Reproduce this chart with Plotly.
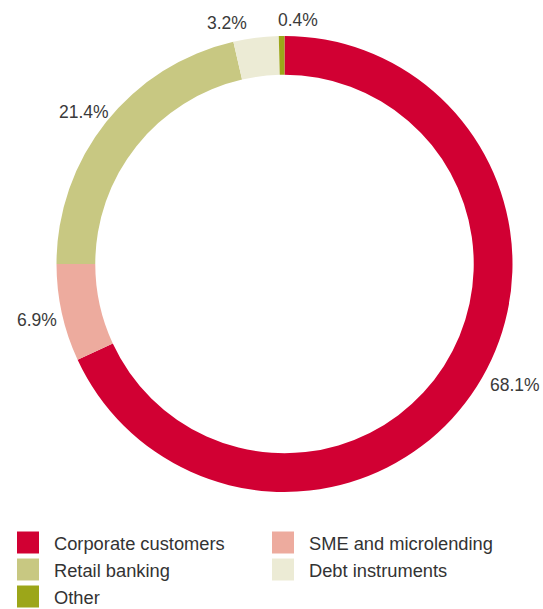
import math
import plotly.graph_objects as go

# loan portfolio breakdown
labels = ["Corporate customers", "SME and microlending", "Retail banking",
          "Debt instruments", "Other"]
shares = [68.1, 6.9, 21.4, 3.2, 0.4]
colors = ["#D10033", "#EDAB9E", "#C8C882", "#ECEBD5", "#9CA619"]

W, H = 543, 609
cx, cy, r = 284.5, 264, 228
FONT = "Liberation Sans, Arial, sans-serif"


def px(x, y):
    return x / W, 1 - y / H


fig = go.Figure(go.Pie(
    labels=labels, values=shares, sort=False, direction="clockwise",
    hole=0.83, marker=dict(colors=colors, line=dict(width=0)),
    textinfo="none",
    domain=dict(x=[(cx - r) / W, (cx + r) / W], y=[1 - (cy + r) / H, 1 - (cy - r) / H]),
    showlegend=False, hoverinfo="label+percent"))

annos, shapes = [], []

# percentage labels just outside the ring at each slice's mid angle
nudge = [(38, -2), (-25, 7), (-22, -10), (-29, -15), (16, -16)]
cum = 0
for v, (dx, dy) in zip(shares, nudge):
    th = 2 * math.pi * (cum + v / 2) / sum(shares)
    cum += v
    x, y = px(cx + r * math.sin(th), cy - r * math.cos(th))
    annos.append(dict(xref="paper", yref="paper", x=x, y=y, xshift=dx, yshift=-dy,
                      xanchor="center", yanchor="middle",
                      text=f"{v:.1f}%", showarrow=False,
                      font=dict(family=FONT, size=17.5, color="#3a3a3a")))

# manual legend: two columns, square swatches
for i, (lab, col) in enumerate(zip(labels, colors)):
    row, c = divmod(i, 2)
    x0 = 17 + c * 255
    yc = 542.5 + row * 27
    shapes.append(dict(type="rect", xref="paper", yref="paper",
                       x0=x0 / W, x1=(x0 + 22) / W,
                       y0=1 - (yc + 11) / H, y1=1 - (yc - 11) / H,
                       fillcolor=col, line=dict(width=0)))
    annos.append(dict(xref="paper", yref="paper", x=(x0 + 35) / W, y=1 - (yc + 0.5) / H,
                      text=lab, showarrow=False, xanchor="left", yanchor="middle",
                      font=dict(family=FONT, size=18.3, color="#333333")))

fig.update_layout(width=W, height=H, margin=dict(l=0, r=0, t=0, b=0),
                  paper_bgcolor="white", shapes=shapes, annotations=annos)
# drop the default 8px body margin so the figure fills the window exactly
fig.write_html("out.html", config={"displayModeBar": False},
               post_script="document.body.style.margin='0';")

- - - -

▸ What you need to do: Repeat the data above exactly, but not the pictures.

▸ Response:
Reproduce this chart with Plotly.
import math
import plotly.graph_objects as go

# loan portfolio breakdown
labels = ["Corporate customers", "SME and microlending", "Retail banking",
          "Debt instruments", "Other"]
shares = [68.1, 6.9, 21.4, 3.2, 0.4]
colors = ["#D10033", "#EDAB9E", "#C8C882", "#ECEBD5", "#9CA619"]

W, H = 543, 609
cx, cy, r = 284.5, 264, 228
FONT = "Liberation Sans, Arial, sans-serif"


def px(x, y):
    return x / W, 1 - y / H


fig = go.Figure(go.Pie(
    labels=labels, values=shares, sort=False, direction="clockwise",
    hole=0.83, marker=dict(colors=colors, line=dict(width=0)),
    textinfo="none",
    domain=dict(x=[(cx - r) / W, (cx + r) / W], y=[1 - (cy + r) / H, 1 - (cy - r) / H]),
    showlegend=False, hoverinfo="label+percent"))

annos, shapes = [], []

# percentage labels just outside the ring at each slice's mid angle
nudge = [(38, -2), (-25, 7), (-22, -10), (-29, -15), (16, -16)]
cum = 0
for v, (dx, dy) in zip(shares, nudge):
    th = 2 * math.pi * (cum + v / 2) / sum(shares)
    cum += v
    x, y = px(cx + r * math.sin(th), cy - r * math.cos(th))
    annos.append(dict(xref="paper", yref="paper", x=x, y=y, xshift=dx, yshift=-dy,
                      xanchor="center", yanchor="middle",
                      text=f"{v:.1f}%", showarrow=False,
                      font=dict(family=FONT, size=17.5, color="#3a3a3a")))

# manual legend: two columns, square swatches
for i, (lab, col) in enumerate(zip(labels, colors)):
    row, c = divmod(i, 2)
    x0 = 17 + c * 255
    yc = 542.5 + row * 27
    shapes.append(dict(type="rect", xref="paper", yref="paper",
                       x0=x0 / W, x1=(x0 + 22) / W,
                       y0=1 - (yc + 11) / H, y1=1 - (yc - 11) / H,
                       fillcolor=col, line=dict(width=0)))
    annos.append(dict(xref="paper", yref="paper", x=(x0 + 35) / W, y=1 - (yc + 0.5) / H,
                      text=lab, showarrow=False, xanchor="left", yanchor="middle",
                      font=dict(family=FONT, size=18.3, color="#333333")))

fig.update_layout(width=W, height=H, margin=dict(l=0, r=0, t=0, b=0),
                  paper_bgcolor="white", shapes=shapes, annotations=annos)
# drop the default 8px body margin so the figure fills the window exactly
fig.write_html("out.html", config={"displayModeBar": False},
               post_script="document.body.style.margin='0';")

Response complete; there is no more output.